Mariah (Wait) Davis said she was attending the meeting on behalf of her father’s, Chuck Wait, tire shop in Mowrystown.
“I can vouch for the police department and that they are good people. They have spoken with me with nothing but respect,” she said. “We just hate what’s going on with my town.”
She said that for some reason people think her father is the mayor of the town, and that during business hours on Wednesday alone, the shop took 46 calls from people complaining about speeding tickets they received in Mowrystown. She said those calls are costing the business lots of money and taking away from customers. She said she called the 855 number three times Wednesday and could not get through either time.
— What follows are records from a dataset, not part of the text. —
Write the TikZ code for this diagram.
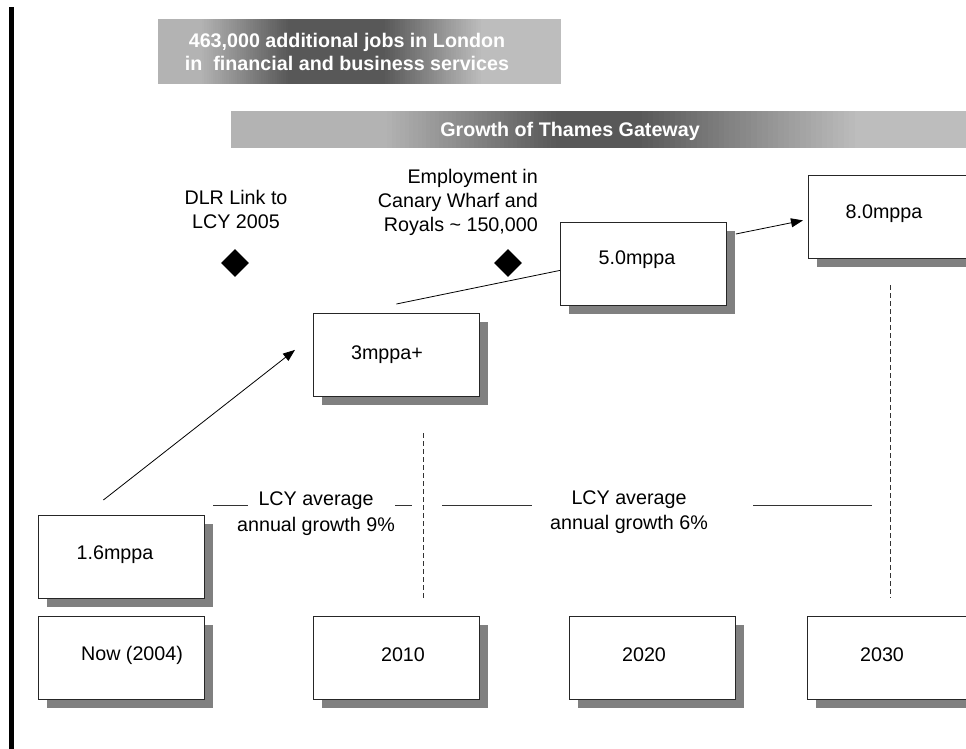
\documentclass[tikz,border=0pt]{standalone}
\usepackage{fontspec}
\setmainfont{Liberation Sans}
\usetikzlibrary{shapes.geometric,shadows,arrows.meta}
\definecolor{lightA}{HTML}{B3B3B3}
\definecolor{lightB}{HTML}{BDBDBD}
\definecolor{darkG}{HTML}{585858}
\definecolor{shgray}{HTML}{808080}
% manual gradient: #1=x start, #2=x end, #3=y top, #4=y bottom, #5 start colour, #6 end colour
\newcommand\gradstrip[6]{%
  \foreach \k in {0,...,40}{%
    \pgfmathsetmacro\xa{#1+(#2-#1)*\k/41}%
    \pgfmathsetmacro\xb{#1+(#2-#1)*(\k+1)/41+0.6}%
    \pgfmathsetmacro\pc{100-\k*100/40}%
    \fill[#5!\pc!#6] (\xa,#3) rectangle (\xb,#4);
  }}
\begin{document}
\begin{tikzpicture}[x=1pt,y=1pt,
  box/.style={draw=black!85, line width=0.8pt, fill=white, minimum width=166pt, minimum height=83pt, inner sep=0pt, anchor=north west,
    drop shadow={shadow xshift=9pt, shadow yshift=-9pt, fill=shgray, opacity=1}},
  txt/.style={font=\fontsize{19.7}{24}\selectfont, inner sep=0pt, align=center},
  htxt/.style={font=\fontsize{19.7}{23}\selectfont\bfseries, text=white, inner sep=0pt, align=center},
  gem/.style={diamond, fill=black, minimum width=28pt, minimum height=28pt, inner sep=0pt, aspect=1},
  arr/.style={line width=0.8pt, -{Triangle[length=12pt,width=9pt]}},
  conn/.style={line width=0.8pt},
  seg/.style={line width=0.8pt, draw=black!80},
  dsh/.style={line width=0.8pt, draw=black!80, dash pattern=on 5pt off 3pt}]
\useasboundingbox (0,0) rectangle (966,-749);
\clip (0,0) rectangle (966,-749);
\fill[white] (0,0) rectangle (966,-749);
% left black bar
\fill[black] (9,-7) rectangle (14,-749);
% header box gradient (light - dark - light)
\fill[lightA] (158,-19) rectangle (200.5,-84);
\gradstrip{200}{290}{-19}{-84}{lightA}{darkG}
\fill[darkG] (290,-19) rectangle (383.5,-84);
\gradstrip{383}{483}{-19}{-84}{darkG}{lightB}
\fill[lightB] (483,-19) rectangle (561,-84);
\node[minimum width=403pt, minimum height=65pt, inner sep=0pt] (topbox) at (359.5,-51.5) {};
\node[htxt] (toptext) at (347,-51.5) {463,000 additional jobs in London\\in\ \ financial and business services};
% Thames Gateway bar gradient
\fill[lightA] (231,-111) rectangle (383.5,-148);
\gradstrip{383}{560}{-111}{-148}{lightA}{darkG}
\fill[darkG] (560,-111) rectangle (637.5,-148);
\gradstrip{637}{860}{-111}{-148}{darkG}{lightB}
\fill[lightB] (860,-111) rectangle (966,-148);
\node[minimum width=735pt, minimum height=37pt, inner sep=0pt] (bar) at (598.5,-129.5) {};
\node[htxt] (bartext) at (570,-131) {Growth of Thames Gateway};
% milestones
\node[txt] (dlr) at (236,-209.5) {DLR Link to\\LCY 2005};
\node[txt, align=right, anchor=east] (emp) at (538,-202.5) {Employment in\\Canary Wharf and\hspace*{5pt}\\Royals \textasciitilde{} 150,000};
\node[gem] (d1) at (235,-263) {};
\node[gem] (d2) at (508,-263) {};
% capacity boxes
\node[box] (b16) at (38,-515) {};
\node[txt] (t16) at (115,-555) {1.6mppa};
\node[box] (b3) at (313,-313) {};
\node[txt] (t3) at (387,-355) {3mppa+};
\node[box] (b5) at (560,-222) {};
\node[txt] (t5) at (637,-260) {5.0mppa};
\node[box] (b8) at (808,-175) {};
\node[txt] (t8) at (884,-214) {8.0mppa};
% year boxes
\node[box] (y04) at (38,-616) {};
\node[txt] (ty04) at (132,-655) {Now (2004)};
\node[box] (y10) at (313,-616) {};
\node[txt] (ty10) at (403,-655) {2010};
\node[box] (y20) at (569,-616) {};
\node[txt] (ty20) at (644,-655) {2020};
\node[box] (y30) at (807,-616) {};
\node[txt] (ty30) at (882,-655) {2030};
% growth labels
\node[txt, font=\fontsize{19.7}{26}\selectfont] (g9) at (316,-514) {LCY average\\annual growth 9\%};
\node[txt, font=\fontsize{19.7}{25}\selectfont] (g6) at (629,-512.5) {LCY average\\annual growth 6\%};
\draw[seg] (213,-505.5) -- (248,-505.5);
\draw[seg] (395,-505.5) -- (412,-505.5);
\draw[seg] (442,-505.5) -- (532,-505.5);
\draw[seg] (753,-505.5) -- (872,-505.5);
% dashed dividers
\draw[dsh] (423,-433) -- (423,-598);
\draw[dsh] (890,-285) -- (890,-598);
% connectors
\draw[arr] ([shift={(-18,15)}]b16.north) -- ([shift={(-18,5)}]b3.west);
\draw[conn] ([shift={(0,9)}]b3.north) -- ([shift={(0,-6.5)}]b5.west);
\draw[arr] ([shift={(9,-12)}]b5.north east) -- ([shift={(-5,-3.5)}]b8.west);
\end{tikzpicture}
\end{document}
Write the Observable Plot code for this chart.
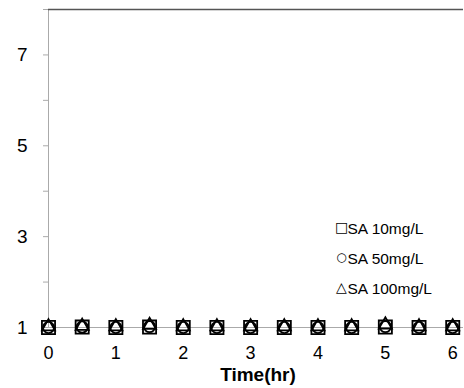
<!DOCTYPE html>
<html>
<head>
<meta charset="utf-8">
<script src="https://cdn.jsdelivr.net/npm/d3@7"></script>
<script src="https://cdn.jsdelivr.net/npm/@observablehq/plot@0.6"></script>
<style>
  html, body { margin: 0; padding: 0; background: #fff; }
  #chart { width: 464px; height: 388px; }
  svg { font-family: "Liberation Sans", Arial, sans-serif; }
</style>
</head>
<body>
<div id="chart"></div>
<script>
const times = [0, 0.5, 1, 1.5, 2, 2.5, 3, 3.5, 4, 4.5, 5, 5.5, 6];
const sa10  = [1.00, 1.01, 1.00, 1.01, 1.00, 1.00, 1.00, 1.00, 1.00, 1.00, 1.01, 1.00, 1.00];
const sa50  = [1.00, 1.01, 1.00, 1.02, 1.00, 1.00, 1.00, 1.00, 1.00, 1.00, 1.02, 1.00, 1.00];
const sa100 = [1.02, 1.03, 1.02, 1.05, 1.02, 1.02, 1.02, 1.02, 1.02, 1.02, 1.06, 1.02, 1.02];
const seriesNames = ["SA 10mg/L", "SA 50mg/L", "SA 100mg/L"];
const seriesSymbols = ["square", "circle", "triangle"];
const legendGlyphs = ["□", "○", "△"];
const xTicks = [0, 1, 2, 3, 4, 5, 6];
const yTicksMajor = [1, 3, 5, 7];
const yTicksAll = [1, 2, 3, 4, 5, 6, 7, 8];

const seriesValues = [sa10, sa50, sa100];
const sizes = [7.4, 5.6, 4.8];
const glyphSizes = [14, 12, 14];

const dotMarks = seriesValues.map((vals, s) =>
  Plot.dot(vals.map((v, i) => ({time: times[i], value: v})), {
    x: "time", y: "value", symbol: seriesSymbols[s], r: sizes[s],
    stroke: "#000", strokeWidth: 1.8, fill: "none"
  })
);

const legendMarks = seriesNames.flatMap((name, i) => [
  Plot.text([legendGlyphs[i]], {
    text: d => d,
    frameAnchor: "top-left",
    dx: 293,
    dy: 213 + i * 30,
    textAnchor: "middle",
    fontSize: glyphSizes[i],
    fontFamily: "DejaVu Sans",
    fill: "#000"
  }),
  Plot.text([name], {
    text: d => d,
    frameAnchor: "top-left",
    dx: 299,
    dy: 213 + i * 30,
    textAnchor: "start",
    fontSize: 15.5,
    fill: "#000"
  })
]);

const chart = Plot.plot({
  width: 464,
  height: 388,
  marginLeft: 48,
  marginRight: 1,
  marginTop: 9,
  marginBottom: 61,
  style: {fontFamily: "Liberation Sans, Arial, sans-serif", background: "#fff", fontSize: "18px"},
  x: {type: "linear", domain: [0, 6.16], axis: null},
  y: {type: "linear", domain: [1, 8], axis: null},
  marks: [
    Plot.ruleY([1], {stroke: "#aaa", strokeWidth: 1}),
    Plot.ruleX([0], {stroke: "#aaa", strokeWidth: 1}),
    Plot.ruleY([8], {stroke: "#555", strokeWidth: 1.5}),
    Plot.axisY({ticks: yTicksAll, tickSize: 5, tickFormat: d => yTicksMajor.includes(d) ? String(d) : "", tickPadding: 16, fontSize: 19, stroke: "#aaa", strokeOpacity: 1, color: "#000", label: null}),
    Plot.axisX({ticks: xTicks, tickSize: 0, tickPadding: 19, fontSize: 18, tickFormat: d3.format("d"), color: "#000", label: null}),
    Plot.text(["Time(hr)"], {text: d => d, frameAnchor: "bottom", dy: 53, dx: 2, fontSize: 19, fontWeight: "bold", fill: "#000"}),
    ...dotMarks,
    ...legendMarks
  ]
});
document.getElementById("chart").appendChild(chart);
</script>
</body>
</html>
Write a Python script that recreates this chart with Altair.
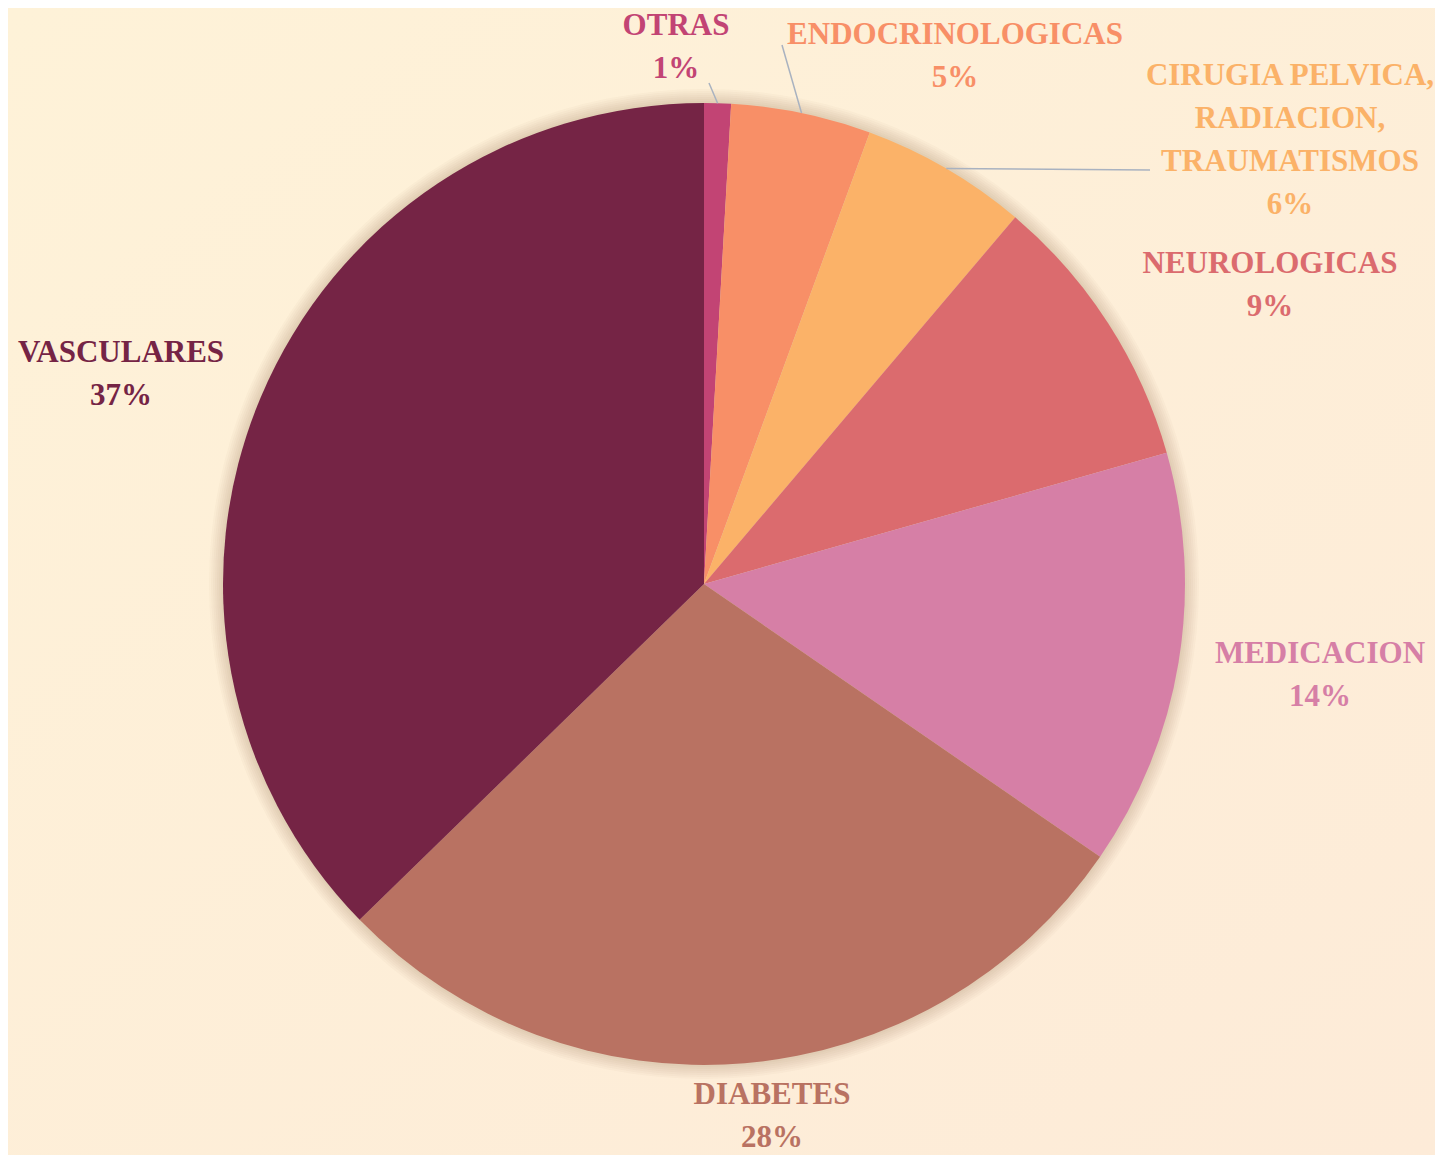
import math
import altair as alt
import pandas as pd

# ---- data ----
categories = ["OTRAS", "ENDOCRINOLOGICAS", "CIRUGIA PELVICA,\nRADIACION,\nTRAUMATISMOS",
              "NEUROLOGICAS", "MEDICACION", "DIABETES", "VASCULARES"]
values = [0.9, 4.7, 5.6, 9.4, 14.0, 28.1, 37.3]
colors = ["#C24474", "#F88F67", "#FBB268", "#DB6B6E", "#D67FA6", "#B97262", "#752445"]

# ---- layout (pixels in the plot area) ----
W, H = 1427, 1147
CX, CY, R = 696, 576, 481
label_x = [668, 947, 1282, 1262, 1312, 764, 113]
label_y = [27, 36, 77, 265, 655, 1096, 354]
# leader lines: which slices have one, and where they end
leader_idx = [0, 1, 2]
leader_end_x = [701, 774, 1142]
leader_end_y = [75, 37, 162]
shadow_radii = [483, 485, 487, 489, 491, 493, 495]

df = pd.DataFrame({
    "cat": categories,
    "value": values,
    "idx": list(range(len(categories))),
    "label": [f"{c}\n{round(v)}%" for c, v in zip(categories, values)],
    "lx": label_x,
    "ly": label_y,
})

total = sum(values)
cum = [sum(values[:i]) for i in range(len(values))]
lead_rows = []
for i, ex, ey in zip(leader_idx, leader_end_x, leader_end_y):
    mid = (cum[i] + values[i] / 2) / total * 2 * math.pi
    lead_rows.append({"x": CX + R * math.sin(mid), "y": CY - R * math.cos(mid), "x2": ex, "y2": ey})
leaders = pd.DataFrame(lead_rows)

one = pd.DataFrame({"a": [0]})

color_scale = alt.Scale(domain=categories, range=colors)

bg = alt.Chart(one).mark_rect(
    color=alt.LinearGradient(
        gradient="linear",
        stops=[alt.GradientStop(color="#FEF2D8", offset=0),
               alt.GradientStop(color="#FDEBD8", offset=1)],
        x1=0, x2=1, y1=0, y2=1,
    )
).encode(x=alt.value(0), x2=alt.value(W), y=alt.value(0), y2=alt.value(H))

shadow_layers = [
    alt.Chart(one).mark_arc(
        theta=0, theta2=2 * math.pi, radius=r, color="#6b4a20", opacity=0.026
    ).encode(x=alt.value(CX), y=alt.value(CY))
    for r in shadow_radii
]

pie = alt.Chart(df).mark_arc(radius=R).encode(
    theta=alt.Theta("value:Q", stack=True),
    order=alt.Order("idx:Q", sort="ascending"),
    color=alt.Color("cat:N", scale=color_scale, legend=None),
    x=alt.value(CX), y=alt.value(CY),
)

lead = alt.Chart(leaders).mark_rule(color="#A9B2C0", strokeWidth=1.5).encode(
    x=alt.X("x:Q", scale=None), y=alt.Y("y:Q", scale=None),
    x2="x2:Q", y2="y2:Q",
)

labels = alt.Chart(df).mark_text(
    font="Liberation Serif", fontWeight="bold", fontSize=31, lineBreak="\n",
    lineHeight=43, align="center", baseline="alphabetic",
).encode(
    x=alt.X("lx:Q", scale=None), y=alt.Y("ly:Q", scale=None),
    text="label:N",
    color=alt.Color("cat:N", scale=color_scale, legend=None),
)

chart = alt.layer(bg, *shadow_layers, pie, lead, labels).properties(
    width=W, height=H, padding=0, autosize="none", background="#FEEFD8",
).configure_view(stroke=None)

chart.save("out.html", embed_options={"renderer": "svg", "actions": False})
She asked the village to fix the problem of people not being able to reach anyone at the 855 number.
“We’ll try to get it taken of as soon as we can,” Terwilliger said.
One woman who identified herself as a Main Street resident said she’s glad the camera is being used. But, she said, “I think it’s been gone about incorrectly.”
She said her main question – and she had county auditor’s reports going back to 2008 – was why there have been repeated findings against the village of improper spending year after year.
“There’s no money missing. It’s about things being put in the wrong column,” Terwilliger said.
She said she supports the police department 100 percent, and that she knows drugs are an issue in Mowrystown. She said she walks through the village at 11 p.m. nightly and see the issues constantly. She said that after her husband found a drug needle under a village Christmas tree, she called the police department and did not get a response. She said that four days later, the Highland County Sheriff’s Office came and picked it up.
Another man, identified as Jim Reed (spelling was not available), told village officials, “I support you guys 100 percent, too, but I think you need a couple more officers.”
He said he knows of heroin houses on North High Street and West Main Street, and said drug users have stolen from him. Most of the issues happen at night, he said, and that that’s when the village needs officers on duty.
“We’re taking baby steps. We’re trying to do what we can,” Terwilliger said. “There’s holes. We don’t have 24 hours of coverage. We do rotate already. But you can only rotate as far as your (personnel) will let you do.”
Last month, the mayor said the village has four part-time officers that work on a rotating basis, most them to meet certification requirements.
On Wednesday, the mayor said the village is going to put an officer on night duty, although last month he said some were already working nights in the village.
Other visitors at the meeting complained about officers parking on private property when they’re using the camera, and about credit problems and an inability to renew driver’s licenses if fines are not paid.
Before the meeting, Mowrystown Police Chief Jim Webster pointed out two devices with nails sticking out of them that he said were placed near a sidewalk on the grass right-of-way on Sardinia-Mowrystown Road. One was a fence posts with long nails welded to it, and another was what looked like a yard stick with nails sticking out of it. Webster said the devices were buried in mud and dirt and flattened all four tires on his cruiser about a week and a half ago.
He said he could not be certain, but he assumed the devices were placed there due to the speed camera.
After more than 90 minutes of listening to complaints, the council moved on to other matters. But Terwilliger indicated that the council may listen to camera complaints again at its next meeting at 7:30 p.m. on Wednesday, Oct. 18. He said the location of the meeting could possibly be moved to accommodate more people.
“Let’s just work together and not be divisive,” the mayor said.